Two Lies and a Truth

Fake news or real? Back to the Future 4 announced, internet finds smut, cops shut down lemonade stand

Fake News. You are stupid and I don’t like you and you smell. There’s a distinctly childish tone this week, headlined by outlawed lemonade. Tasty.

 

 

As Francis Bacon once said: “There is no excellent beauty that hath not some strangeness in the proportion.” And he’d know, as he created Bacon & Eggs one morning back in 1626 when his arm fell into the pan he was cooking breakfast in.

Fake News is a lot like that (the beauty part, not breakfast), it’s often brutal, ugly and smells questionable, but for some reason, you cannot look away. It’s imperfectly perfect. So, you gawp and screw your neck in its direction when it proudly struts by you, as you wonder what a life shared with it would be like.

But, know that you cannot trap Fake News, you can’t put a ring on it and quietly shuffle it off to suburbia. Sadly, it will remain a love felt from afar, briefly interspersed by numerous bouts of hatefucking. But know this, it’ll leave you unfulfilled, and the cigarettes you smoke afterwards will not bring you two closer. Fake News will never change. It’s best you move on as quick as possible, and find someone who deserves you. Someone boring, like objective fact. They’re always texting you. Call them.

We’re driving to Fake News’s house aren’t we? Ok.

 

Internet Curio #1 – Internet drops Back to the Future 4 Teaser, abetted by the promises of a fox.

Everyone loves a sequel right? A not-so-fresh retelling of a childhood tale you love, one you soon hate as an adult, and only succeed in lining the pockets of the gormless twits atop their ivory tower built from your fancy? Well, according to the internet, Back to the Future is set to ride again, apparently confirmed by Marty McFly himself.

Great Scott!

 

 

Fortunately, the above is all internet tomfoolery. I mean who’d want to see another edition of a stale mid-80s time-travel franchise where the starring kids are no longer kids?

 

 

Bogus.

 

Internet Curio #2 – Internet goes back to the classics, circulates image that’ll make you thinner.

Long ago, the internet was built on two pillars of marble. Actually, it’d be closer to how Rome was built, with two brothers publically sucking milk from a canine’s tit. Google it. Anyway, long ago, there were two brothers who were also pillars. One was named Schadenfreude, the other, Smut. Together, they built the internet. Always remember, while we can marvel at the impressive minds that travel the Information Superhighway, know that it was built on festering tower of hot garbage.

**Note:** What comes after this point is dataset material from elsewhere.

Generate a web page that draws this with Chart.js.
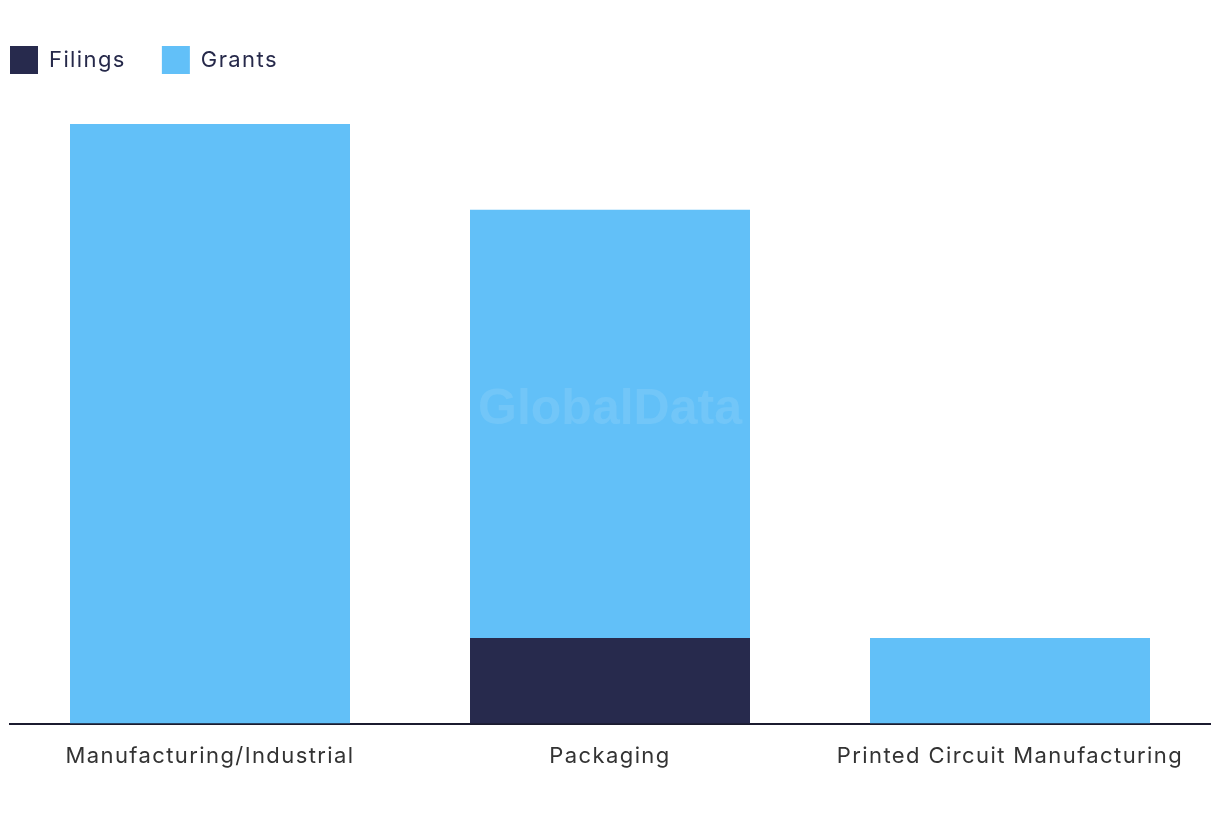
<!DOCTYPE html>
<html>
<head>
<meta charset="utf-8">
<script src="https://cdn.jsdelivr.net/npm/chart.js@4/dist/chart.umd.min.js"></script>
<style>
  html, body { margin: 0; padding: 0; background: #fff; }
  #wrap { width: 1220px; height: 820px; }
</style>
</head>
<body>
<div id="wrap"><canvas id="myChart"></canvas></div>
<script>
var categories = ['Manufacturing/Industrial', 'Packaging', 'Printed Circuit Manufacturing'];
var filings = [0, 1, 0];
var grants = [7, 5, 1];

// a bit of tracking on all chart text, like the original font
var tracking = {
    id: 'tracking',
    beforeUpdate: function(chart) { chart.ctx.letterSpacing = '1.4px'; },
    beforeDraw: function(chart) { chart.ctx.letterSpacing = '1.4px'; }
};

// faint watermark in the middle of the plot
var watermark = {
    id: 'watermark',
    afterDatasetsDraw: function(chart) {
        var a = chart.chartArea;
        var c = chart.ctx;
        c.save();
        c.letterSpacing = '0px';
        c.font = 'bold 50px "Liberation Sans", Arial, sans-serif';
        c.fillStyle = 'rgba(190, 225, 250, 0.18)';
        c.textAlign = 'center';
        c.textBaseline = 'middle';
        c.fillText('GlobalData', (a.left + a.right) / 2, 410);
        c.restore();
    }
};

// push the plot down below the legend, and pull the legend to the left edge
var legendGap = {
    id: 'legendGap',
    beforeInit: function(chart) {
        var fit = chart.legend.fit;
        chart.legend.fit = function() {
            fit.bind(chart.legend)();
            this.height += 40;
        };
    },
    afterLayout: function(chart) {
        chart.legend.left -= 36;
        chart.legend.right -= 36;
    }
};

var ctx = document.getElementById('myChart').getContext('2d');
var chart = new Chart(ctx, {
    type: 'bar',
    data: {
        labels: categories,
        datasets: [{
            label: 'Filings',
            backgroundColor: '#272A4D',
            data: filings
        }, {
            label: 'Grants',
            backgroundColor: '#62C0F8',
            data: grants
        }]
    },
    options: {
        responsive: true,
        maintainAspectRatio: false,
        animation: false,
        layout: { padding: { left: 10, right: 10, top: 10, bottom: 38 } },
        datasets: { bar: { categoryPercentage: 1, barPercentage: 0.7 } },
        scales: {
            x: {
                stacked: true,
                grid: { display: false },
                border: { color: '#1b1b2f', width: 2 },
                ticks: {
                    color: '#333',
                    padding: 12,
                    maxRotation: 0,
                    font: { family: 'Inter, "Noto Sans", sans-serif', size: 22 }
                }
            },
            y: {
                stacked: true,
                display: false,
                min: 0,
                max: 7
            }
        },
        plugins: {
            legend: {
                align: 'start',
                labels: {
                    boxWidth: 28,
                    boxHeight: 28,
                    padding: 36,
                    color: '#26294a',
                    font: { family: 'Inter, "Noto Sans", sans-serif', size: 22 }
                }
            },
            tooltip: { enabled: false }
        }
    },
    plugins: [tracking, watermark, legendGap]
});
</script>
</body>
</html>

With that being said, let’s swiftly move onto something that we’re all here for, a picture of something disgusting.

 

 

Now, the obvious question. Yes, it is infact real. Is it down to an fancy for energy drinks? Maybe.

While the above body horror is indeed kidney stones, whether it was down to our taurine lovers, according to one urologist at the Mayo Clinic…you know what, we’re overthinking it. Just look at it!

 


Ewwww.

 

Internet Curio #3 – American cops clamp down on Lemonade stands, pushes permit system.

Geez, America. You used to be cool. Well, not cool…but certainly better than this. It seems that the apple-pie encrusted traditions on the American psyche mean nothing, as the long arm of the law is no longer down with the saccharine entrepreneurial lemon flavour of Anytown, USA.

I mean, it’s a great ‘Murican tradition. These kids need to feel like they have a job, in case that don’t make it through the bullet riddled hallways of their education institutions. I mean, I don’t want to sound flippant, but it’s already a bad joke.

Nevertheless, from hereon out, certain kidlets in certain corners of America need to apply for a permit before they scribble Lehmonadee on the box their fridge came in. Now, the 5-0 aren’t doing it for monetary gain, and promise not to fine anyone, they’ll just shut down the criminal enterprise.

I mean, what would be worse for an eight year old to endure? A fine, something that they don’t understand, nor have to pay, or the sight of something that they slaved over, built and lovingly adorned with their best stickers taken away by a strange adult, and now I can’t sell lemonade anymore forever ever?

No wonder people grow up hating the cops.